How I Upped My Writing Word Counts

It’s NaNoWriMo season, which means a ripple of excitement throughout the writing community as people try their hands at daily writing sprints to finish 50k words in a month.

Confession: ever since I became heavily involved in writing communities, I actually kinda hated November. NaNoWriMo always brought with it a tinge of “You SHOULD be writing, why aren’t you?” which would lead me to, well…write even less. I don’t know about you, but feeling bad about myself very rarely works to get me to commit to anything, especially something as grueling as writing every day.

Because writing every day IS hard! It’s work! For me, it requires about as much pain and commitment as exercise, except at least exercise is over after half an hour and writing can take so much longer. Submitting to yourself to pain for more pain doesn’t work. It doesn’t work for exercise, and it’s not going to work for writing.

Which is why approaching NaNoWriMo as “You have to get X amount of words every day!” has always been a point of failure for me. I always used to just think I wasn’t capable of writing fast at all. That I’m a slow writer at heart.

And yet…

I’ve written six complete novels since 2017. The word count is much higher than what those novels show, as I went through a number of revisions with some and rewrites with at least one. This means that in the last 3 years, I’ve gone on writing sprints that doubled the workload and commitment required for NaNoWriMo.

What changed?
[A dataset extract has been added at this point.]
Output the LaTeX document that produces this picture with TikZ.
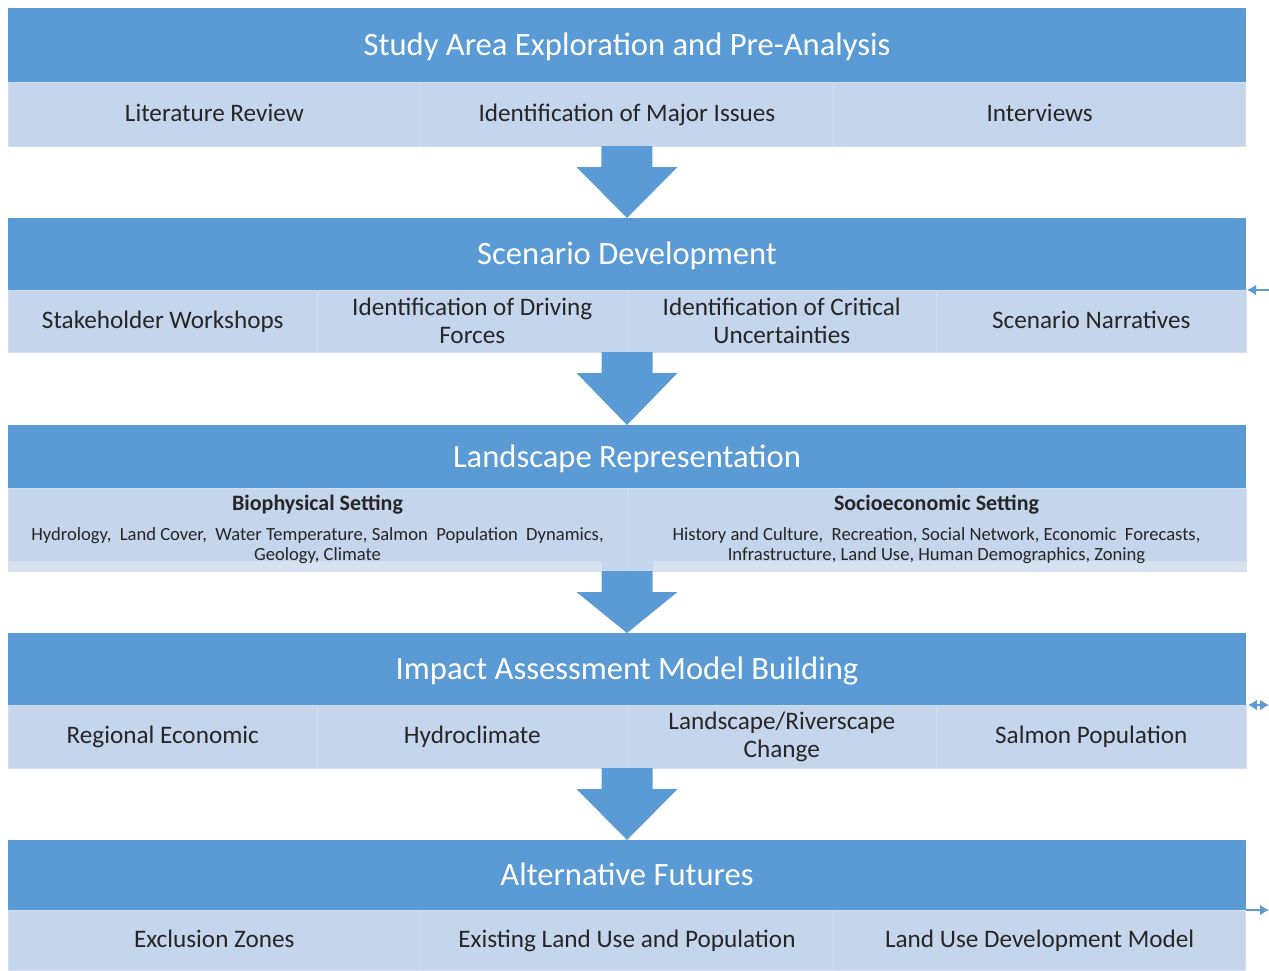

Well…I started applying hiking lessons to writing.

I grew up a bookworm. I hate exercise. Neither of my parents exercised. I didn’t grow up in an athletic household and frequently made excuses to get out of PE class. I still can’t run a whole track without wanting to rip my lungs out of my body and stomp on them. Do you know why I do it now? So I can keep myself fit, so I can hike, because even though I also hate exercise while hiking I CANNOT get enough of the scenery. The promise of a glacier-filled blue lake nestled between snow-capped mountain meadows will get me through hours of climbing over wet boulders with 50 lbs strapped to my back. It’s got nothing to do with loving the pain, and everything to do with knowing that I want what’s at the end. In time, I managed to train my brain to shut itself off from the pain and exhaustion, because it knows what’s about to come.

I get that same high when I hit the best parts of a story…the ones that make me cry, laugh, or fills me with breathless excitement. Tali fighting a battle at the roof of the government building in The Wolf of Oren-yaro, or facing down dragons in the Kyo-orashi arena, or that heart-pounding moment in The Ikessar Falcon where a stolen kiss is as deadly as the assassin at their heels. And I don’t write those moments on a whim. Many of them have been in my brain for months, even years–I’ve gone through them over and over again that by the time I get to writing them, I’ve been champing at the bit, wanting the feel of the story on my fingertips and to see it with my own eyes. I want that high and if I’m going to have to walk over boulders barefoot to get there I will.

How did I move from barely writing every day to being able to manage 2-5k word counts at a time? I sit with the story. I sit with the story so long I get bored and want to WRITE about it.

That means instead of forcing myself to confront a blank page immediately, I take my time. I will play music. I will lie in bed and think about the story. I go on a long walk and think about nothing but the story, the characters, their lives, those glorious scenes. It’s a sort of mindful daydreaming. It’s diving deep into the story and sifting out the parts that work because when I DO finally get in front of the computer…

…the story just flies. (I’m exaggerating, of course. Sometimes it flies and then stalls, and sometimes it even crashes, and that’s also okay. I just restart the engine again. Maybe I have to fix some things first. Rinse and repeat. Every story is different–the process is a whole journey altogether). Eventually, it yields something. Not the best draft, not always. But then I think about the story again, I think about those scenes, I think about the characters. I get to know the characters so well I feel like I’m swimming in their thoughts instead of in mine. And then it compels me to get through the tough bits, the rewrites and revisions, all because I want that high of getting to those places.

And there you have it. My not-so-dirty secret. You can’t write when you have nothing. So take a moment to stop, and think about what you’ve got, and give yourself the room to discover everything you love inside your work. Relax, and give yourself the room to wait for the story to blossom. Don’t work yourself up into feeling bad because you need to put in exactly 1522 words that day and you’re running out of daylight. Look at the story first. Trust me–once it sparks, once it sets a fire inside your mind, you’ll be running for your computer no matter what time of the day it is. The act of putting words to the screen is a mechanical thing. Whether you do a hundred words a day or ten thousand shouldn’t matter in the end. What matters is loving what’s on the page. That’s “winning,” right there.

(And for those tackling NaNoWriMo–good luck! Every word you write is a job well-done!)